Middle Ground, I think you are right
Both the district and the Board are now NOT interested in input per the Student Outcomes Focused Governance. SOFG not only gives the Board less oversight but also allows less public input. The idea is you elected the Board so you must like all that they do (ridiculous of course).

So when this crashes and burns - as it will - your main input job is to vote. Rankin is one of the problem directors but she's in now for another four years. But Hersey and Sarju are coming up in a November 2025 so I hope people from those districts run to challenge this nonsense.

Middle Ground, I would agree with you except for:

1) larger class sizes are going to make differentiation difficult for teachers. Add in more Special Education students and HCC students and it is even more of a challenge.

2) There are people who don't even like Walk to Math. Breakout groups would be a problem for those people.

3) We were promised a review of high school Honors for All classes and did that happen? Maybe internally but certainly not publicly.
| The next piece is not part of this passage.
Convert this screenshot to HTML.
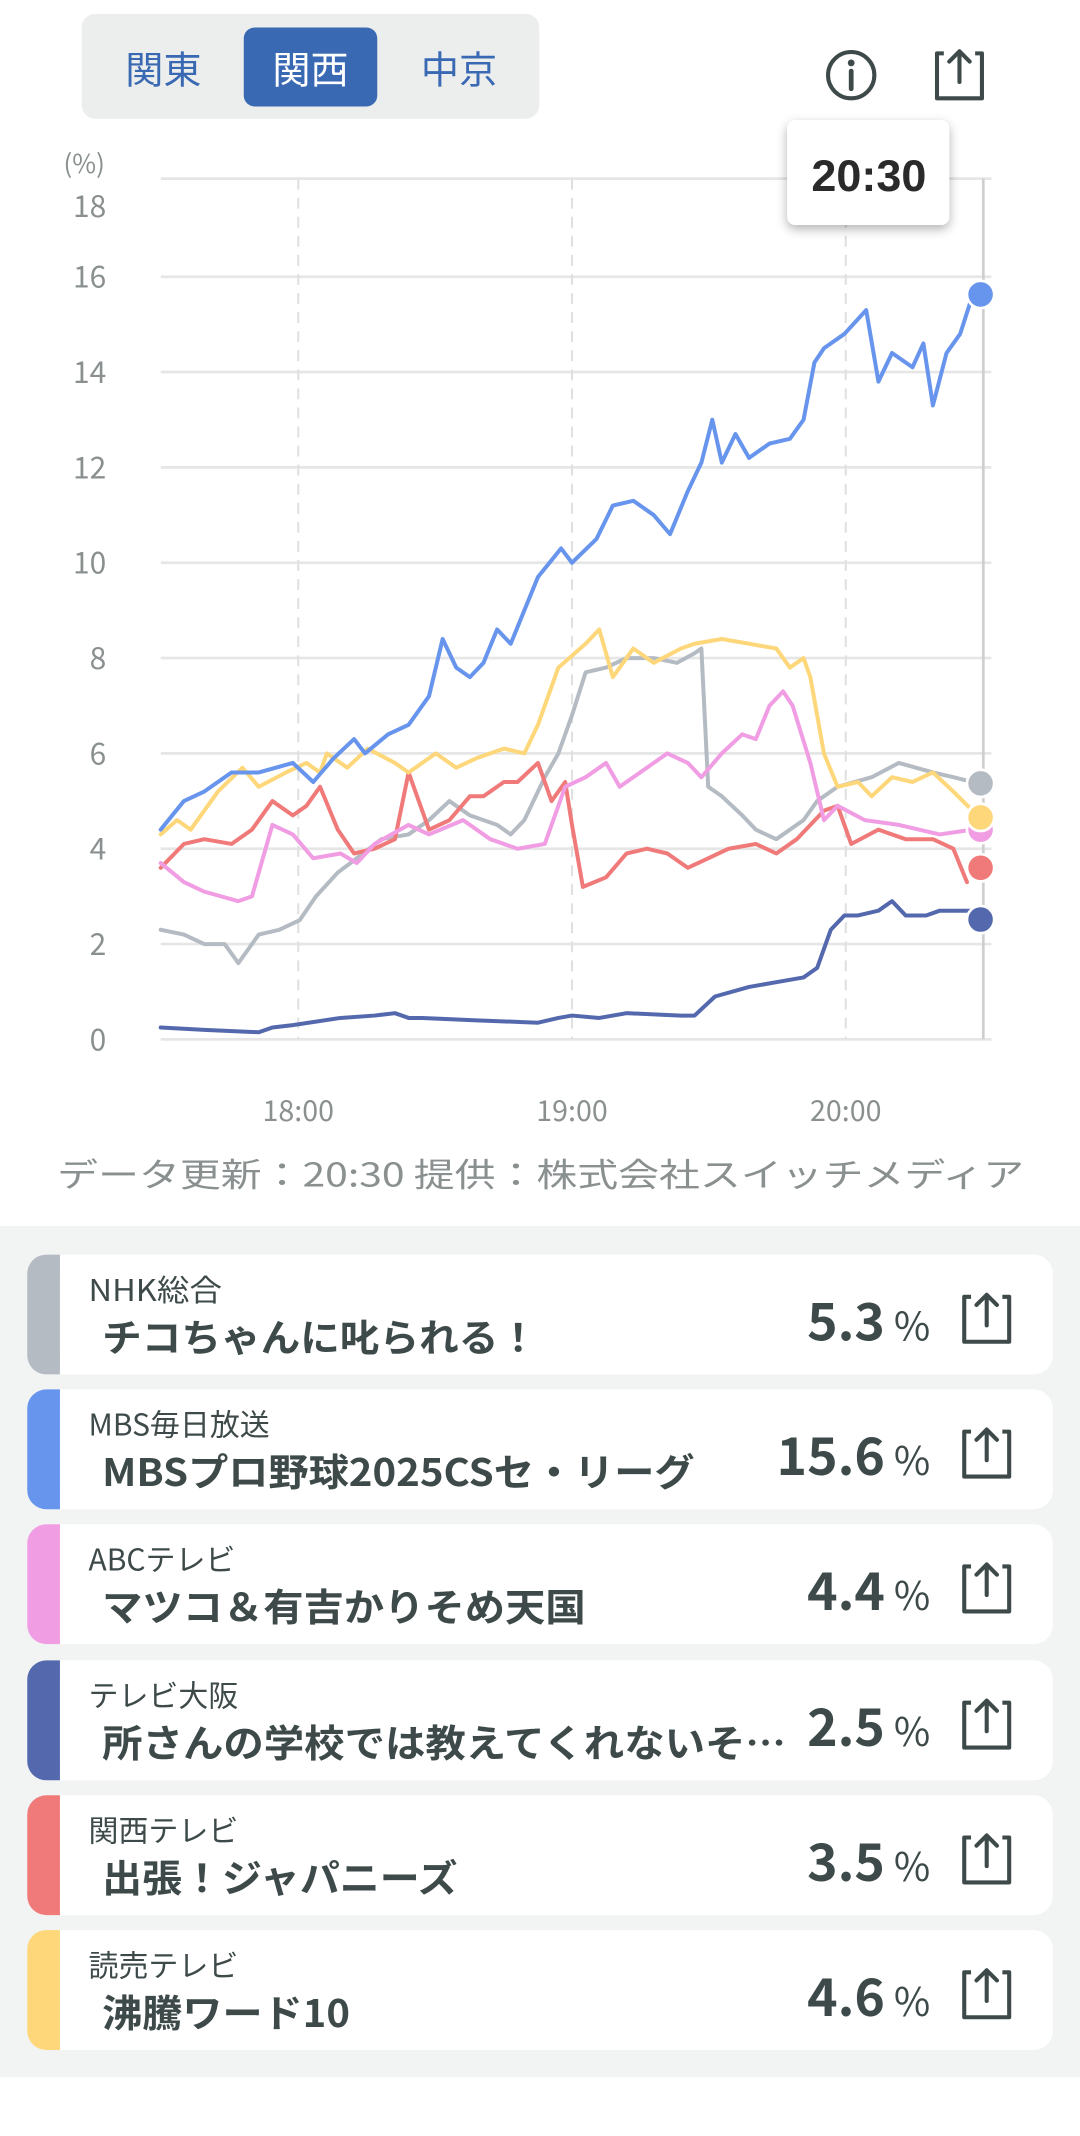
<!DOCTYPE html>
<html><head><meta charset="utf-8"><style>
html,body{margin:0;padding:0;background:#fff;}
svg{display:block;}
text{font-family:"Liberation Sans","Noto Sans CJK JP",sans-serif;}
.jp{font-family:"Noto Sans CJK JP","Liberation Sans",sans-serif;}
</style></head><body>
<svg width="1080" height="2136" viewBox="0 0 793 1568" xmlns="http://www.w3.org/2000/svg">
<defs>
<filter id="sh" x="-20%" y="-20%" width="140%" height="150%"><feDropShadow dx="0" dy="3" stdDeviation="4" flood-color="#000" flood-opacity="0.3"/></filter>
<g id="share"><path d="M8,3 H3 V36 H36 V3 H31" fill="none" stroke="#3e4a4a" stroke-width="3" stroke-linejoin="round"/><path d="M19.5,24 V2 M12,9 L19.5,1.5 L27,9" fill="none" stroke="#3e4a4a" stroke-width="3" stroke-linecap="round" stroke-linejoin="round"/></g>
</defs>
<rect x="60" y="10" width="336" height="77" rx="10" fill="#eceeed"/>
<rect x="179" y="20" width="98" height="58" rx="8" fill="#3a69b4"/>
<text class="jp" x="120" y="61" font-size="28" fill="#3a69b4" text-anchor="middle">関東</text>
<text class="jp" x="228" y="61" font-size="28" fill="#fff" text-anchor="middle">関西</text>
<text class="jp" x="337" y="61" font-size="28" fill="#3a69b4" text-anchor="middle">中京</text>
<circle cx="625" cy="55" r="17" fill="none" stroke="#3e4a4a" stroke-width="3"/>
<circle cx="625" cy="46" r="2.5" fill="#3e4a4a"/>
<line x1="625" y1="52" x2="625" y2="65" stroke="#3e4a4a" stroke-width="3.5" stroke-linecap="round"/>
<use href="#share" x="685" y="36"/>
<g stroke="#e6e6e6" stroke-width="2">
<line x1="118" y1="131" x2="728" y2="131"/><line x1="118" y1="203" x2="728" y2="203"/><line x1="118" y1="273" x2="728" y2="273"/><line x1="118" y1="343" x2="728" y2="343"/><line x1="118" y1="413" x2="728" y2="413"/><line x1="118" y1="483" x2="728" y2="483"/><line x1="118" y1="553" x2="728" y2="553"/><line x1="118" y1="623" x2="728" y2="623"/><line x1="118" y1="693" x2="728" y2="693"/><line x1="118" y1="763" x2="728" y2="763"/>
</g>
<g stroke="#e0e0e0" stroke-width="1.5" stroke-dasharray="8 6">
<line x1="219" y1="131" x2="219" y2="763"/><line x1="420" y1="131" x2="420" y2="763"/><line x1="621" y1="131" x2="621" y2="763"/>
</g>
<line x1="722" y1="131" x2="722" y2="763" stroke="#cfcfcf" stroke-width="2"/>
<g class="jp" font-size="22" fill="#8a9090" text-anchor="end">
<text class="jp" x="77" y="127" font-size="19">(%)</text>
<text class="jp" x="78" y="159">18</text><text class="jp" x="78" y="211">16</text><text class="jp" x="78" y="281">14</text><text class="jp" x="78" y="351">12</text><text class="jp" x="78" y="421">10</text><text class="jp" x="78" y="491">8</text><text class="jp" x="78" y="561">6</text><text class="jp" x="78" y="631">4</text><text class="jp" x="78" y="701">2</text><text class="jp" x="78" y="771">0</text>
</g>
<g font-size="21" fill="#8a9090" text-anchor="middle">
<text class="jp" x="219" y="823">18:00</text><text class="jp" x="420" y="823">19:00</text><text class="jp" x="621" y="823">20:00</text>
</g>
<g transform="translate(0,763) scale(1,-35)" fill="none" stroke-width="4" stroke-linejoin="round" stroke-linecap="round">
<polyline vector-effect="non-scaling-stroke" stroke="#5468ad" points="118,0.25 150,0.2 190,0.15 200,0.25 215,0.3 250,0.45 275,0.5 290,0.55 300,0.45 310,0.45 350,0.4 395,0.35 410,0.45 420,0.5 440,0.45 460,0.55 500,0.5 510,0.5 525,0.9 550,1.1 570,1.2 590,1.3 600,1.5 610,2.3 620,2.6 630,2.6 645,2.7 655,2.9 665,2.6 680,2.6 690,2.7 712,2.7"/>
<polyline vector-effect="non-scaling-stroke" stroke="#b4bbc2" points="118,2.3 135,2.2 150,2.0 165,2.0 175,1.6 190,2.2 205,2.3 220,2.5 232,3.0 248,3.5 262,3.8 280,4.2 300,4.3 315,4.6 330,5.0 345,4.7 365,4.5 375,4.3 385,4.6 400,5.5 410,6.0 420,6.8 430,7.7 445,7.8 460,8.0 480,8.0 497,7.9 510,8.1 515,8.2 520,5.3 530,5.1 545,4.7 555,4.4 570,4.2 590,4.6 600,5.0 615,5.3 640,5.5 660,5.8 685,5.6 700,5.5 714,5.4"/>
<polyline vector-effect="non-scaling-stroke" stroke="#f07a7a" points="118,3.6 135,4.1 150,4.2 170,4.1 185,4.4 200,5.0 215,4.7 225,4.9 235,5.3 248,4.4 260,3.9 275,4.0 290,4.2 300,5.6 315,4.4 330,4.6 345,5.1 355,5.1 370,5.4 380,5.4 395,5.8 405,5.0 415,5.4 420,4.5 428,3.2 445,3.4 460,3.9 475,4.0 490,3.9 505,3.6 520,3.8 535,4.0 555,4.1 570,3.9 585,4.2 605,4.8 615,4.9 625,4.1 645,4.4 665,4.2 685,4.2 700,4.0 710,3.3"/>
<polyline vector-effect="non-scaling-stroke" stroke="#f09de3" points="118,3.7 135,3.3 150,3.1 175,2.9 185,3.0 200,4.5 215,4.3 230,3.8 250,3.9 262,3.7 275,4.1 300,4.5 315,4.3 340,4.6 360,4.2 380,4.0 400,4.1 415,5.3 430,5.5 445,5.8 455,5.3 470,5.6 490,6.0 505,5.8 515,5.5 530,6.0 545,6.4 555,6.3 565,7.0 575,7.3 582,7.0 595,5.8 605,4.6 615,4.9 635,4.6 660,4.5 690,4.3 714,4.4"/>
<polyline vector-effect="non-scaling-stroke" stroke="#fdd77a" points="118,4.3 130,4.6 140,4.4 160,5.2 178,5.7 190,5.3 210,5.6 225,5.8 235,5.6 240,6.0 255,5.7 270,6.1 290,5.8 300,5.6 320,6.0 335,5.7 350,5.9 370,6.1 385,6.0 395,6.6 410,7.8 430,8.3 440,8.6 450,7.6 465,8.2 480,7.9 500,8.2 510,8.3 530,8.4 550,8.3 570,8.2 580,7.8 590,8.0 595,7.6 605,6.0 615,5.3 630,5.4 640,5.1 655,5.5 670,5.4 685,5.6 700,5.2 714,4.8"/>
<polyline vector-effect="non-scaling-stroke" stroke="#6794ec" points="118,4.4 135,5.0 150,5.2 170,5.6 190,5.6 215,5.8 230,5.4 245,5.9 260,6.3 268,6.0 285,6.4 300,6.6 315,7.2 325,8.4 335,7.8 345,7.6 355,7.9 365,8.6 375,8.3 385,9.0 395,9.7 412,10.3 420,10.0 438,10.5 450,11.2 465,11.3 480,11.0 492,10.6 505,11.5 515,12.1 523,13.0 530,12.1 540,12.7 550,12.2 565,12.5 580,12.6 590,13.0 598,14.2 605,14.5 620,14.8 636,15.3 645,13.8 655,14.4 670,14.1 678,14.6 685,13.3 695,14.4 705,14.8 714,15.6"/>
</g>
<g stroke="#fff" stroke-width="2">
<circle cx="720" cy="609" r="10" fill="#f09de3"/>
<circle cx="720" cy="575" r="10" fill="#b4bbc2"/>
<circle cx="720" cy="600" r="10" fill="#fdd77a"/>
<circle cx="720" cy="637" r="10" fill="#f07a7a"/>
<circle cx="720" cy="675" r="10" fill="#5468ad"/>
<circle cx="720" cy="216" r="10" fill="#6794ec"/>
</g>
<rect x="578" y="88" width="119" height="77" rx="6" fill="#fff" filter="url(#sh)"/>
<text x="638" y="140" font-size="33" font-weight="bold" fill="#2a2a2a" text-anchor="middle">20:30</text>
<text class="jp" x="42" y="871" font-size="24" fill="#8a9090" textLength="710" lengthAdjust="spacingAndGlyphs">データ更新：20:30  提供：株式会社スイッチメディア</text>
<rect x="0" y="900" width="793" height="625" fill="#f2f4f3"/>
<g transform="translate(0,921)">
<rect x="20" y="0" width="753" height="88" rx="14" fill="#fff"/><path d="M34,0 H44 V88 H34 A14,14 0 0 1 20,74 V14 A14,14 0 0 1 34,0Z" fill="#b4bbc2"/>
<text class="jp" x="65" y="34" font-size="22" fill="#3e4a4a" textLength="98" lengthAdjust="spacingAndGlyphs">NHK総合</text>
<text class="jp" x="75" y="71" font-size="28" font-weight="bold" fill="#3e4a4a" textLength="320" lengthAdjust="spacingAndGlyphs">チコちゃんに叱られる！</text>
<text class="jp" x="683" y="63" text-anchor="end" font-weight="bold" fill="#3e4a4a"><tspan font-size="38">5.3</tspan><tspan font-size="29" font-weight="normal"> %</tspan></text>
<use href="#share" x="705" y="28"/></g>
<g transform="translate(0,1020)">
<rect x="20" y="0" width="753" height="88" rx="14" fill="#fff"/><path d="M34,0 H44 V88 H34 A14,14 0 0 1 20,74 V14 A14,14 0 0 1 34,0Z" fill="#6794ec"/>
<text class="jp" x="65" y="34" font-size="22" fill="#3e4a4a">MBS毎日放送</text>
<text class="jp" x="75" y="71" font-size="28" font-weight="bold" fill="#3e4a4a" textLength="435" lengthAdjust="spacingAndGlyphs">MBSプロ野球2025CSセ・リーグ</text>
<text class="jp" x="683" y="63" text-anchor="end" font-weight="bold" fill="#3e4a4a"><tspan font-size="38">15.6</tspan><tspan font-size="29" font-weight="normal"> %</tspan></text>
<use href="#share" x="705" y="28"/></g>
<g transform="translate(0,1119)">
<rect x="20" y="0" width="753" height="88" rx="14" fill="#fff"/><path d="M34,0 H44 V88 H34 A14,14 0 0 1 20,74 V14 A14,14 0 0 1 34,0Z" fill="#f09de3"/>
<text class="jp" x="65" y="34" font-size="22" fill="#3e4a4a">ABCテレビ</text>
<text class="jp" x="75" y="71" font-size="28" font-weight="bold" fill="#3e4a4a" textLength="355" lengthAdjust="spacingAndGlyphs">マツコ＆有吉かりそめ天国</text>
<text class="jp" x="683" y="63" text-anchor="end" font-weight="bold" fill="#3e4a4a"><tspan font-size="38">4.4</tspan><tspan font-size="29" font-weight="normal"> %</tspan></text>
<use href="#share" x="705" y="28"/></g>
<g transform="translate(0,1219)">
<rect x="20" y="0" width="753" height="88" rx="14" fill="#fff"/><path d="M34,0 H44 V88 H34 A14,14 0 0 1 20,74 V14 A14,14 0 0 1 34,0Z" fill="#5468ad"/>
<text class="jp" x="65" y="34" font-size="22" fill="#3e4a4a">テレビ大阪</text>
<text class="jp" x="75" y="71" font-size="28" font-weight="bold" fill="#3e4a4a" textLength="502" lengthAdjust="spacingAndGlyphs">所さんの学校では教えてくれないそ…</text>
<text class="jp" x="683" y="63" text-anchor="end" font-weight="bold" fill="#3e4a4a"><tspan font-size="38">2.5</tspan><tspan font-size="29" font-weight="normal"> %</tspan></text>
<use href="#share" x="705" y="28"/></g>
<g transform="translate(0,1318)">
<rect x="20" y="0" width="753" height="88" rx="14" fill="#fff"/><path d="M34,0 H44 V88 H34 A14,14 0 0 1 20,74 V14 A14,14 0 0 1 34,0Z" fill="#f07a7a"/>
<text class="jp" x="65" y="34" font-size="22" fill="#3e4a4a">関西テレビ</text>
<text class="jp" x="75" y="71" font-size="28" font-weight="bold" fill="#3e4a4a" textLength="261" lengthAdjust="spacingAndGlyphs">出張！ジャパニーズ</text>
<text class="jp" x="683" y="63" text-anchor="end" font-weight="bold" fill="#3e4a4a"><tspan font-size="38">3.5</tspan><tspan font-size="29" font-weight="normal"> %</tspan></text>
<use href="#share" x="705" y="28"/></g>
<g transform="translate(0,1417)">
<rect x="20" y="0" width="753" height="88" rx="14" fill="#fff"/><path d="M34,0 H44 V88 H34 A14,14 0 0 1 20,74 V14 A14,14 0 0 1 34,0Z" fill="#fdd77a"/>
<text class="jp" x="65" y="34" font-size="22" fill="#3e4a4a">読売テレビ</text>
<text class="jp" x="75" y="71" font-size="28" font-weight="bold" fill="#3e4a4a" textLength="182" lengthAdjust="spacingAndGlyphs">沸騰ワード10</text>
<text class="jp" x="683" y="63" text-anchor="end" font-weight="bold" fill="#3e4a4a"><tspan font-size="38">4.6</tspan><tspan font-size="29" font-weight="normal"> %</tspan></text>
<use href="#share" x="705" y="28"/></g>
</svg>
</body></html>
4) Lastly, the district is publicly saying there will be no extra staffing or resources for this plan. That should tell you all you need to know about the outcome. PD is not enough.
Unknown said…
There was no review or discussion of Honors for All at the high school where I teach. It disappeared over the summer when our principal was sacked.

CHG
Anonymous said…
What HS was principal sacked from?
NESea mom
Anonymous said…
At the end of the day, I don’t think the school board members and SPS management who pushed to dismantle HCC and undermine Sped Ed and family engagement care if families abandon public schools. The ones who’ll make comfortable six figures will continue to do so. School board members who championed world salad will move on to politics or other shenanigans. In this age of tribalism, such stuff wins. To them this isn’t about students or student outcomes. it’s about personal gratification and their own branding.